Choosing the wrong agent framework costs months. LangGraph excels at production determinism. AutoGen excels at rapid prototyping. Here is when to use each - and why the answer is often both.

MMNTM Research Team
7 min read
#AI Agents#LangGraph#AutoGen#Architecture#Multi-Agent Systems

What is Agent Orchestration?

Agent orchestration is the coordination layer that manages how multiple AI agents communicate, share state, and execute workflows. The two dominant frameworks—LangGraph (graph-based, deterministic) and AutoGen (conversation-based, flexible)—represent fundamentally different approaches to this coordination problem. LangGraph excels at production reliability; AutoGen excels at rapid prototyping.


The Orchestration Decision: LangGraph vs AutoGen

The Framework Question That Delays Every Project

You are building a multi-agent system. You need an orchestration framework. The obvious question: LangGraph or AutoGen?

This decision paralyzes teams for weeks. Both frameworks are powerful. Both have passionate advocates. Both can technically accomplish most tasks.

The paralysis is unnecessary. These frameworks are not competitors - they are complements designed for different phases of the agent lifecycle.

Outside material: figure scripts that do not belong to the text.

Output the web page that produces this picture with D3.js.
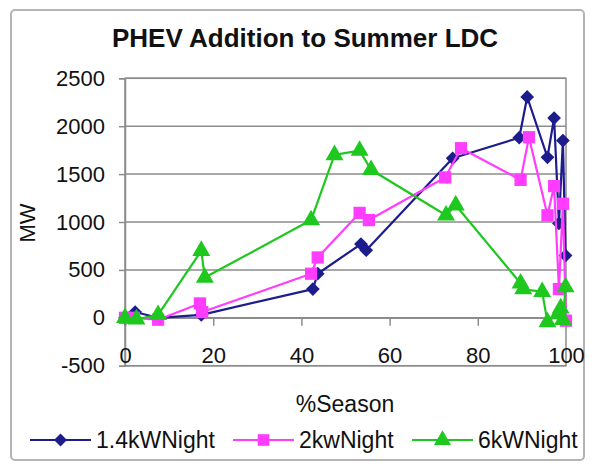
<!DOCTYPE html>
<html>
<head>
<meta charset="utf-8">
<script src="https://cdn.jsdelivr.net/npm/d3@7"></script>
<style>
  html, body { margin: 0; padding: 0; background: #fff; }
  svg { display: block; font-family: "Liberation Sans", Arial, sans-serif; }
</style>
</head>
<body>
<svg id="chart" width="594" height="466"></svg>
<script>
// ---- data ----
const seriesNames = ["1.4kWNight", "2kwNight", "6kWNight"];
const pct1 = [0, 2.3, 7.5, 17.3, 42.6, 43.7, 53.5, 54.7, 74.3, 89.4, 91.2, 95.8, 97.3, 98.4, 99.3, 99.9];
const mw1  = [0, 60, 0, 30, 300, 460, 770, 705, 1665, 1880, 2305, 1675, 2085, 985, 1850, 650];
const pct2 = [0, 2, 7.5, 17, 17.5, 42.2, 43.7, 53.2, 55.3, 72.6, 76.2, 89.7, 91.6, 95.8, 97.3, 98.4, 99.3, 100];
const mw2  = [0, 0, -20, 150, 60, 460, 630, 1095, 1020, 1465, 1770, 1440, 1885, 1070, 1375, 300, 1190, -30];
const pct3 = [0, 2.6, 7.5, 17.3, 18.1, 42.2, 47.5, 53.2, 55.8, 72.8, 75, 89.7, 90.3, 94.6, 95.8, 98.2, 98.8, 99.3, 99.9];
const mw3  = [0, -15, 30, 700, 420, 1020, 1700, 1745, 1545, 1070, 1175, 360, 300, 270, -45, 40, 100, -20, 320];
const xTicks = [0, 20, 40, 60, 80, 100];
const yTicks = [-500, 0, 500, 1000, 1500, 2000, 2500];
const titleText = "PHEV Addition to Summer LDC";
const xTitle = "%Season";
const yTitle = "MW";

// ---- styles ----
const colors = ["#1c1c8c", "#ff3cff", "#1ec81e"];
const symbols = [d3.symbolDiamond2, d3.symbolSquare, d3.symbolTriangle];
const symSizes = [120, 150, 140];

const svg = d3.select("#chart");
const L = 125, R = 566, T = 78.3, B = 365.7;

const x = d3.scaleLinear().domain([0, 100]).range([L, R]);
const y = d3.scaleLinear().domain([-500, 2500]).range([B, T]);
const fmt = d => String(d); // plain hyphen-minus as in the reference

// outer frame
svg.append("rect").attr("x", 11).attr("y", 10).attr("width", 573).attr("height", 450)
  .attr("rx", 4).attr("fill", "#fff").attr("stroke", "#b4b4b4").attr("stroke-width", 2);

// title
svg.append("text").attr("x", 305).attr("y", 47).attr("text-anchor", "middle")
  .attr("font-size", 26).attr("font-weight", "bold").attr("fill", "#111").text(titleText);

// gridlines
svg.append("g").selectAll("line").data(yTicks).join("line")
  .attr("x1", L).attr("x2", R).attr("y1", d => y(d)).attr("y2", d => y(d))
  .attr("stroke", "#8c8c8c").attr("stroke-width", 1.5);

// plot border
svg.append("rect").attr("x", L).attr("y", T).attr("width", R - L).attr("height", B - T)
  .attr("fill", "none").attr("stroke", "#8c8c8c").attr("stroke-width", 1.5);

// y axis
const yAxis = svg.append("g").attr("transform", `translate(${L},0)`)
  .call(d3.axisLeft(y).tickValues(yTicks).tickSize(6).tickPadding(14).tickFormat(fmt));
yAxis.select(".domain").attr("stroke", "#8c8c8c").attr("stroke-width", 1.5);
yAxis.selectAll(".tick line").attr("stroke", "#8c8c8c").attr("stroke-width", 1.5);
yAxis.selectAll("text").attr("font-size", 22).attr("fill", "#111")
  .attr("font-family", "'Liberation Sans', Arial, sans-serif");

// x axis at y=0
const xAxis = svg.append("g").attr("transform", `translate(0,${y(0)})`)
  .call(d3.axisBottom(x).tickValues(xTicks).tickSize(8).tickPadding(22).tickFormat(fmt));
xAxis.select(".domain").attr("stroke", "#8c8c8c").attr("stroke-width", 1.5);
xAxis.selectAll(".tick line").attr("stroke", "#8c8c8c").attr("stroke-width", 1.5);
xAxis.selectAll("text").attr("font-size", 22).attr("fill", "#111")
  .attr("font-family", "'Liberation Sans', Arial, sans-serif");

// axis titles
svg.append("text").attr("x", 345).attr("y", 412).attr("text-anchor", "middle")
  .attr("font-size", 23).attr("fill", "#111").text(xTitle);
svg.append("text").attr("transform", "translate(35,223) rotate(-90)").attr("text-anchor", "middle")
  .attr("font-size", 22).attr("fill", "#111").text(yTitle);

// series
const series = [
  pct1.map((p, i) => [p, mw1[i]]),
  pct2.map((p, i) => [p, mw2[i]]),
  pct3.map((p, i) => [p, mw3[i]])
];
const line = d3.line().x(d => x(d[0])).y(d => y(d[1]));
series.forEach((s, k) => {
  const g = svg.append("g");
  g.append("path").attr("d", line(s)).attr("fill", "none")
    .attr("stroke", colors[k]).attr("stroke-width", 2.2).attr("stroke-linejoin", "round");
  g.selectAll("path.m").data(s).join("path").attr("class", "m")
    .attr("transform", d => `translate(${x(d[0])},${y(d[1])})`)
    .attr("d", d3.symbol().type(symbols[k]).size(symSizes[k]))
    .attr("fill", colors[k]);
});

// legend
const legendX = [30, 233, 412];
const legend = svg.append("g");
seriesNames.forEach((n, k) => {
  const lx = legendX[k], ly = 440;
  legend.append("line").attr("x1", lx).attr("x2", lx + 61).attr("y1", ly).attr("y2", ly)
    .attr("stroke", colors[k]).attr("stroke-width", 2.2);
  legend.append("path").attr("transform", `translate(${lx + 30.5},${ly})`)
    .attr("d", d3.symbol().type(symbols[k]).size(symSizes[k] * 0.9)).attr("fill", colors[k]);
  legend.append("text").attr("x", lx + 66).attr("y", ly + 8).attr("font-size", 23)
    .attr("fill", "#111").text(n);
});
</script>
</body>
</html>
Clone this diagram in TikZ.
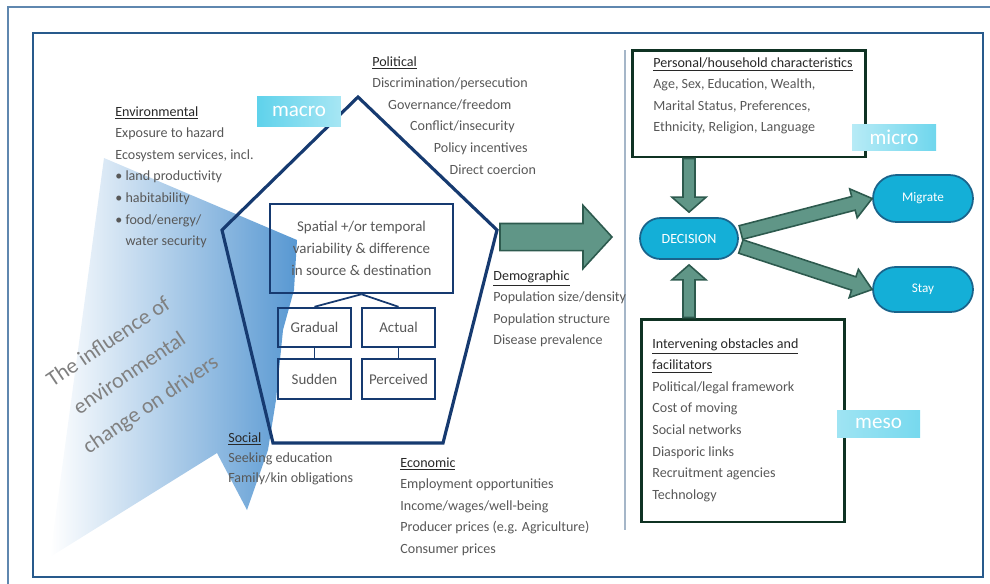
\documentclass[tikz,border=0pt]{standalone}
\usepackage{fontspec}
\setmainfont{Carlito}
\usetikzlibrary{calc,shapes.misc}

\definecolor{navy}{RGB}{22,58,112}
\definecolor{frameblue}{RGB}{40,90,140}
\definecolor{outerblue}{RGB}{95,135,175}
\definecolor{sepgrey}{RGB}{165,182,200}
\definecolor{bandblue}{RGB}{88,152,210}
\definecolor{txtgrey}{RGB}{88,88,88}
\definecolor{headgrey}{RGB}{40,40,40}
\definecolor{boxgreen}{RGB}{15,50,35}
\definecolor{pillcyan}{RGB}{20,175,215}
\definecolor{pilledge}{RGB}{25,100,140}
\definecolor{labelcyan}{RGB}{95,210,235}
\definecolor{arrowfill}{RGB}{96,150,135}
\definecolor{arrowedge}{RGB}{45,90,78}

% block arrow: from, to, half shaft, half head, head length
\newcommand{\fatarrow}[5]{%
  \filldraw[arrowbody] let \p1=($(#2)-(#1)$), \n1={atan2(\y1,\x1)} in
    ($(#1)+(\n1+90:#3)$) -- ($(#2)+(\n1+180:#5)+(\n1+90:#3)$)
    -- ($(#2)+(\n1+180:#5)+(\n1+90:#4)$) -- (#2)
    -- ($(#2)+(\n1+180:#5)+(\n1-90:#4)$) -- ($(#2)+(\n1+180:#5)+(\n1-90:#3)$)
    -- ($(#1)+(\n1-90:#3)$) -- cycle;}

\tikzset{
  txt/.style={anchor=north west, inner sep=0pt, align=left, text=txtgrey,
    font=\fontsize{8}{12.3}\selectfont},
  pentaline/.style={draw=navy, line width=1.8pt, line join=miter},
  navybox/.style={draw=navy, line width=1.4pt, text=txtgrey, align=center,
    inner sep=0pt, font=\fontsize{8.5}{12.6}\selectfont},
  greenbox/.style={draw=boxgreen, line width=1.7pt},
  pill/.style={rounded rectangle, fill=pillcyan, draw=pilledge, line width=1pt,
    text=white, inner sep=0pt},
  scalelabel/.style={text=white, inner sep=0pt, font=\fontsize{12}{14}\selectfont},
  arrowbody/.style={fill=arrowfill, draw=arrowedge, line width=0.9pt, line join=miter},
}

\begin{document}
\begin{tikzpicture}[x=0.02cm, y=-0.02cm]
    \useasboundingbox (0,0) rectangle (990,583);
    \clip (0,0) rectangle (990,583);

    % frames
    \draw[outerblue, line width=0.6pt] (8,7) rectangle (1000,600);
    \draw[frameblue, line width=1.3pt] (33,33) rectangle (983,577);
    \draw[sepgrey, line width=0.7pt] (625,50) -- (625,530);

    % influence band
    \shade[left color=white, right color=bandblue]
        (104,158) -- (297,240) -- (294,290) -- (283,330) -- (276,400)
        -- (268,450) -- (247,510) -- (217,453) -- (50,557) -- cycle;
    \node[rotate=34, align=center, text=black!50, font=\fontsize{12.5}{21.5}\selectfont]
        at (130,374) (influence) {The influence of\\environmental\\change on drivers};

    % drivers pentagon
    \draw[pentaline] (358,97) -- (497,230) -- (443,443) -- (273,443) -- (222,230) -- cycle;

    \node[navybox, minimum width=3.66cm, minimum height=1.78cm] at (361.5,248.5) (spatial)
        {Spatial +/or temporal\\variability \& difference\\in source \& destination};
    \node[navybox, minimum width=1.46cm, minimum height=0.78cm] at (314.5,327.5) (gradual) {Gradual};
    \node[navybox, minimum width=1.46cm, minimum height=0.78cm] at (398.5,327.5) (actual) {Actual};
    \node[navybox, minimum width=1.46cm, minimum height=0.8cm] at (314.5,379) (sudden) {Sudden};
    \node[navybox, minimum width=1.46cm, minimum height=0.8cm] at (398.5,379) (perceived) {Perceived};

    \draw[navy, line width=1pt] (spatial.south) -- (gradual.north);
    \draw[navy, line width=1pt] (spatial.south) -- (actual.north);
    \draw[navy, line width=1pt] (gradual.south) -- (sudden.north);
    \draw[navy, line width=1pt] (actual.south) -- (perceived.north);

    % driver texts
    \node[txt] at (115,106) (envtext) {{\color{headgrey}\underline{Environmental}}\\
        Exposure to hazard\\Ecosystem services, incl.\\
        • land productivity\\• habitability\\• food/energy/\\
        \hphantom{• }water security};
    \node[txt] at (372,56) (poltext) {{\color{headgrey}\underline{Political}}\\
        Discrimination/persecution\\
        \hspace*{9pt}Governance/freedom\\
        \hspace*{21.5pt}Conflict/insecurity\\
        \hspace*{35pt}Policy incentives\\
        \hspace*{44pt}Direct coercion};
    \node[txt] at (493,270) (demtext) {{\color{headgrey}\underline{Demographic}}\\
        Population size/density\\Population structure\\Disease prevalence};
    \node[txt] at (400,457) (ecotext) {{\color{headgrey}\underline{Economic}}\\
        Employment opportunities\\Income/wages/well-being\\
        Producer prices (e.g. Agriculture)\\Consumer prices};
    \node[txt, font=\fontsize{8}{11.4}\selectfont] at (228,432) (soctext)
        {{\color{headgrey}\underline{Social}}\\Seeking education\\Family/kin obligations};

    \node[scalelabel, left color=labelcyan, right color=labelcyan!55,
        minimum width=1.68cm, minimum height=0.6cm] at (299,111) (macro) {macro};

    % big arrow to decision side
    \coordinate (bigfrom) at (500,237);
    \coordinate (bigto) at (612,237);
    \fatarrow{bigfrom}{bigto}{7.7pt}{18pt}{16.5pt}

    % decision side
    \node[greenbox, minimum width=4.68cm, minimum height=2.14cm] at (749,103.5) (personal) {};
    \node[txt] at (653,57) (personaltext) {{\color{headgrey}\underline{Personal/household characteristics}}\\
        Age, Sex, Education, Wealth,\\Marital Status, Preferences,\\Ethnicity, Religion, Language};
    \node[greenbox, minimum width=4.08cm, minimum height=4.06cm] at (743,420.5) (obstacles) {};
    \node[txt] at (652,338) (obstaclestext) {{\color{headgrey}\underline{Intervening obstacles and}}\\
        {\color{headgrey}\underline{facilitators}}\\
        Political/legal framework\\Cost of moving\\Social networks\\
        Diasporic links\\Recruitment agencies\\Technology};

    \node[pill, minimum width=1.96cm, minimum height=0.82cm, font=\fontsize{8}{10}\selectfont]
        at (689,238.5) (decision) {DECISION};
    \node[pill, minimum width=2cm, minimum height=0.94cm, font=\fontsize{7.5}{9}\selectfont]
        at (923,198.5) (migrate) {Migrate};
    \node[pill, minimum width=2cm, minimum height=0.9cm, font=\fontsize{7.5}{9}\selectfont]
        at (923,289.5) (stay) {Stay};

    \node[scalelabel, left color=labelcyan!45, right color=labelcyan!90,
        minimum width=1.68cm, minimum height=0.52cm] at (894,137) (micro) {micro};
    \node[scalelabel, left color=labelcyan!60, right color=labelcyan!85,
        minimum width=1.66cm, minimum height=0.54cm] at (878.5,423.5) (meso) {meso};

    \coordinate (pfrom) at (decision.north |- personal.south);
    \coordinate (pto) at ($(decision.north)+(0,-5)$);
    \fatarrow{pfrom}{pto}{3.4pt}{9.7pt}{8.5pt}
    \coordinate (ofrom) at (decision.south |- obstacles.north);
    \coordinate (oto) at ($(decision.south)+(0,5)$);
    \fatarrow{ofrom}{oto}{3.4pt}{9.7pt}{8.5pt}
    \coordinate (mfrom) at ($(decision.east)+(2,-6)$);
    \fatarrow{mfrom}{migrate.west}{4pt}{8.5pt}{11pt}
    \coordinate (sfrom) at ($(decision.east)+(2,8)$);
    \fatarrow{sfrom}{stay.west}{4pt}{8.5pt}{11pt}

\end{tikzpicture}
\end{document}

Understanding when to use each eliminates the decision fatigue and unlocks the actual productivity gains both frameworks offer.

Two Paradigms for Agent Orchestration

The fundamental difference is architectural philosophy.

LangGraph: The Graph Paradigm

LangGraph is built on a workflow-centric, graph-based approach. Agents, tools, and operations are defined as nodes in a directed graph. Edges define the flow between nodes. State persists across the graph execution.

Think of it as a flowchart that executes. Each node performs a specific operation. Edges determine which node executes next based on conditions and outputs. The entire workflow is explicit, visible, and deterministic.

Core characteristics:

Explicit state management - State flows through the graph as a first-class concept. Every node receives state, can modify state, and passes state to subsequent nodes. This makes complex, stateful workflows tractable. Critically, you control exactly which state parameters pass between specific nodes - enabling surgical token management.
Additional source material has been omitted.